- [Task requirements]:
Everything from the first line of the data below through the line that contains "from matplotlib.ticker import" should be written out exactly, please, and nothing more; the pictures stay out.

- [Data]:
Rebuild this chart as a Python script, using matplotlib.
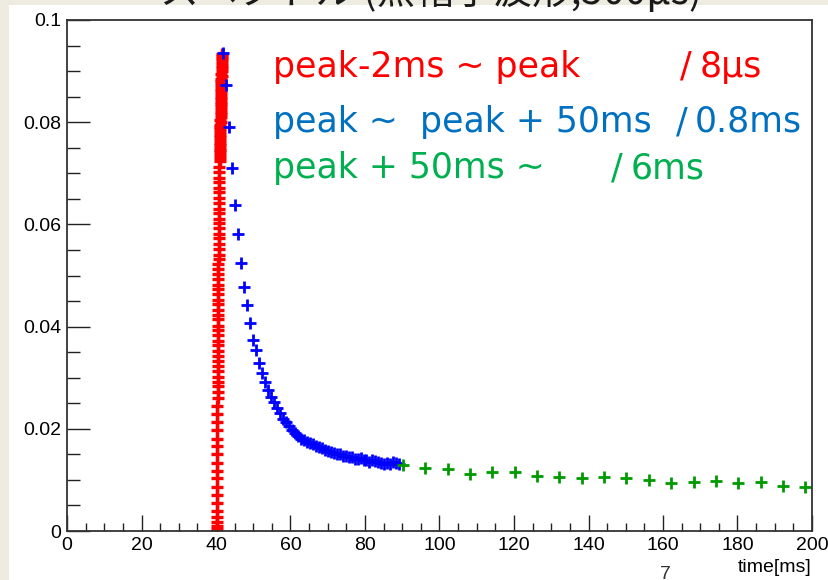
import numpy as np
import matplotlib.pyplot as plt
from matplotlib.patches import Rectangle
from matplotlib.ticker import MultipleLocator, FuncFormatter

# peak-2ms ~ peak  (8us bins)
red_t = [40.30, 40.31, 40.31, 40.32, 40.32, 40.33,
         40.33, 40.34, 40.34, 40.35, 40.35, 40.36,
         40.36, 40.37, 40.37, 40.38, 40.39, 40.40,
         40.41, 40.42, 40.43, 40.44, 40.45, 40.46,
         40.47, 40.48, 40.49, 40.50, 40.51, 40.52,
         40.53, 40.54, 40.55, 40.56, 40.57, 40.58,
         40.59, 40.60, 40.61, 40.62, 40.63, 40.64,
         40.65, 40.66, 40.67, 40.68, 40.69, 40.70,
         40.71, 40.72, 40.73, 40.74, 40.75, 40.76,
         40.77, 40.78, 40.79, 40.80, 40.81, 40.82,
         40.83, 40.84, 40.85, 40.86,
         40.96, 41.02, 40.98, 41.05, 41.01, 41.08,
         41.04, 41.11, 41.07, 41.14, 41.10, 41.17,
         41.13, 41.20, 41.16, 41.23, 41.19, 41.26,
         41.22, 41.29, 41.25, 41.32, 41.28, 41.35,
         41.31, 41.38, 41.34, 41.41, 41.37, 41.44,
         41.40, 41.47, 41.43, 41.50, 41.46, 41.53,
         41.49, 41.56, 41.52, 41.59, 41.55, 41.62,
         41.60]
red_v = [0.0003, 0.0010, 0.0018, 0.0027, 0.0040, 0.0055,
         0.0071, 0.0087, 0.0103, 0.0118, 0.0134, 0.0150,
         0.0166, 0.0181, 0.0197, 0.0213, 0.0229, 0.0245,
         0.0260, 0.0272, 0.0283, 0.0291, 0.0302, 0.0313,
         0.0322, 0.0333, 0.0342, 0.0353, 0.0364, 0.0372,
         0.0383, 0.0393, 0.0402, 0.0414, 0.0423, 0.0432,
         0.0444, 0.0452, 0.0463, 0.0473, 0.0482, 0.0494,
         0.0503, 0.0512, 0.0522, 0.0533, 0.0541, 0.0552,
         0.0562, 0.0573, 0.0581, 0.0592, 0.0603, 0.0611,
         0.0622, 0.0631, 0.0642, 0.0651, 0.0663, 0.0671,
         0.0682, 0.0691, 0.0702, 0.0712,
         0.0725, 0.0730, 0.0735, 0.0741, 0.0745, 0.0750,
         0.0756, 0.0760, 0.0765, 0.0771, 0.0775, 0.0780,
         0.0786, 0.0790, 0.0795, 0.0801, 0.0805, 0.0810,
         0.0816, 0.0820, 0.0825, 0.0831, 0.0835, 0.0840,
         0.0846, 0.0850, 0.0855, 0.0861, 0.0865, 0.0870,
         0.0876, 0.0880, 0.0885, 0.0891, 0.0895, 0.0900,
         0.0906, 0.0910, 0.0915, 0.0921, 0.0925, 0.0930,
         0.0934]

# peak ~ peak + 50ms  (0.8ms bins)
blue_t = [42.0, 42.8, 43.6, 44.4, 45.2, 46.0, 46.8, 47.6, 48.4, 49.2,
          50.0, 50.8, 51.6, 52.4, 53.2, 54.0, 54.8, 55.6, 56.4, 57.2,
          58.0, 58.8, 59.6, 60.4, 61.2, 62.0, 62.8, 63.6, 64.4, 65.2,
          66.0, 66.8, 67.6, 68.4, 69.2, 70.0, 70.8, 71.6, 72.4, 73.2,
          74.0, 74.8, 75.6, 76.4, 77.2, 78.0, 78.8, 79.6, 80.4, 81.2,
          82.0, 82.8, 83.6, 84.4, 85.2, 86.0, 86.8, 87.6, 88.4, 89.2]
blue_v = [0.0935, 0.0873, 0.0790, 0.0711, 0.0638, 0.0581, 0.0525, 0.0478, 0.0442, 0.0408,
          0.0374, 0.0354, 0.0328, 0.0310, 0.0292, 0.0275, 0.0262, 0.0252, 0.0241, 0.0230,
          0.0220, 0.0213, 0.0206, 0.0198, 0.0191, 0.0185, 0.0181, 0.0179, 0.0175, 0.0172,
          0.0170, 0.0167, 0.0165, 0.0162, 0.0159, 0.0157, 0.0155, 0.0153, 0.0151, 0.0150,
          0.0147, 0.0146, 0.0144, 0.0145, 0.0141, 0.0140, 0.0142, 0.0139, 0.0138, 0.0136,
          0.0139, 0.0137, 0.0135, 0.0133, 0.0131, 0.0134, 0.0132, 0.0136, 0.0134, 0.0132]

# peak + 50ms ~  (6ms bins)
green_t = [90.2, 96.2, 102.2, 108.2, 114.2, 120.2, 126.2, 132.2, 138.2, 144.2,
           150.2, 156.2, 162.2, 168.2, 174.2, 180.2, 186.2, 192.2, 198.2]
green_v = [0.0129, 0.0124, 0.0121, 0.0111, 0.0115, 0.0115, 0.0108, 0.0105, 0.0103, 0.0105,
           0.0103, 0.0100, 0.0093, 0.0095, 0.0098, 0.0093, 0.0095, 0.0088, 0.0087]

W, H = 829, 580
def fx(px):
    return px / W
def fy(py):
    return 1 - py / H

fig = plt.figure(figsize=(W / 100, H / 100), dpi=100, facecolor='#EEECE1')
# white ROOT canvas pasted on the slide
fig.add_artist(Rectangle((fx(9), 0), 1 - fx(9), fy(5), transform=fig.transFigure,
                         facecolor='white', edgecolor='none', zorder=0))

ax = fig.add_axes([fx(67), fy(531), fx(812) - fx(67), fy(20) - fy(531)])
ax.set_zorder(2)

ax.plot(red_t, red_v, '+', color='#ff0000', ms=9, mew=2.4, ls='none')
ax.plot(blue_t, blue_v, '+', color='#0000ff', ms=8.5, mew=2.0, ls='none')
ax.plot(green_t, green_v, '+', color='#009a00', ms=8.5, mew=2.0, ls='none')

ax.set_xlim(0, 200)
ax.set_ylim(0, 0.1)
ax.xaxis.set_major_locator(MultipleLocator(20))
ax.xaxis.set_minor_locator(MultipleLocator(5))
ax.yaxis.set_major_locator(MultipleLocator(0.02))
ax.yaxis.set_minor_locator(MultipleLocator(0.005))
ax.yaxis.set_major_formatter(FuncFormatter(lambda v, p: '%g' % round(v, 4)))

ax.tick_params(which='both', direction='in', top=False, right=False,
               width=1.0, color='#222222', labelsize=14, pad=4)
ax.tick_params(axis='x', which='major', length=11.5)
ax.tick_params(axis='x', which='minor', length=5.8)
ax.tick_params(axis='y', which='major', length=16.5)
ax.tick_params(axis='y', which='minor', length=9.4)
for lab in ax.get_xticklabels() + ax.get_yticklabels():
    lab.set_family('Liberation Sans')
for sp in ax.spines.values():
    sp.set_linewidth(1.3)
    sp.set_color('#333333')

fig.text(fx(812), fy(567), 'time[ms]', ha='right', va='center', fontsize=14,
         family='Liberation Sans', zorder=3)
fig.text(fx(665), fy(566), '7', ha='center', va='top', fontsize=14,
         family='Liberation Sans', color='#333333', zorder=3)

# slide title, mostly outside the picture
fig.text(fx(160), fy(4), 'スペクトル (黒帽子波形,500μs)', ha='left', va='baseline',
         fontsize=28, family=['Noto Sans CJK JP', 'DejaVu Sans'], color='#1a1a1a', zorder=3)

# annotations (slash drawn apart, like the wide slash of the slide font)
fs = 25
ann = [
    (273, 77, 'peak-2ms ~ peak', '#ff0000'),
    (680, 77, '/', '#ff0000'),
    (700, 77, '8μs', '#ff0000'),
    (273, 132, 'peak ~', '#0070c0'),
    (420, 132, 'peak + 50ms', '#0070c0'),
    (676, 132, '/', '#0070c0'),
    (695, 132, '0.8ms', '#0070c0'),
    (273, 178, 'peak + 50ms ~', '#00b050'),
    (611, 178, '/', '#00b050'),
    (631, 178, '6ms', '#00b050'),
]
for px, py, s, c in ann:
    fig.text(fx(px), fy(py), s, ha='left', va='baseline', fontsize=fs,
             family='DejaVu Sans', color=c, zorder=4)

plt.savefig('out.png', dpi=100, facecolor=fig.get_facecolor())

- [Written answer]:
Rebuild this chart as a Python script, using matplotlib.
import numpy as np
import matplotlib.pyplot as plt
from matplotlib.patches import Rectangle
from matplotlib.ticker import MultipleLocator, FuncFormatter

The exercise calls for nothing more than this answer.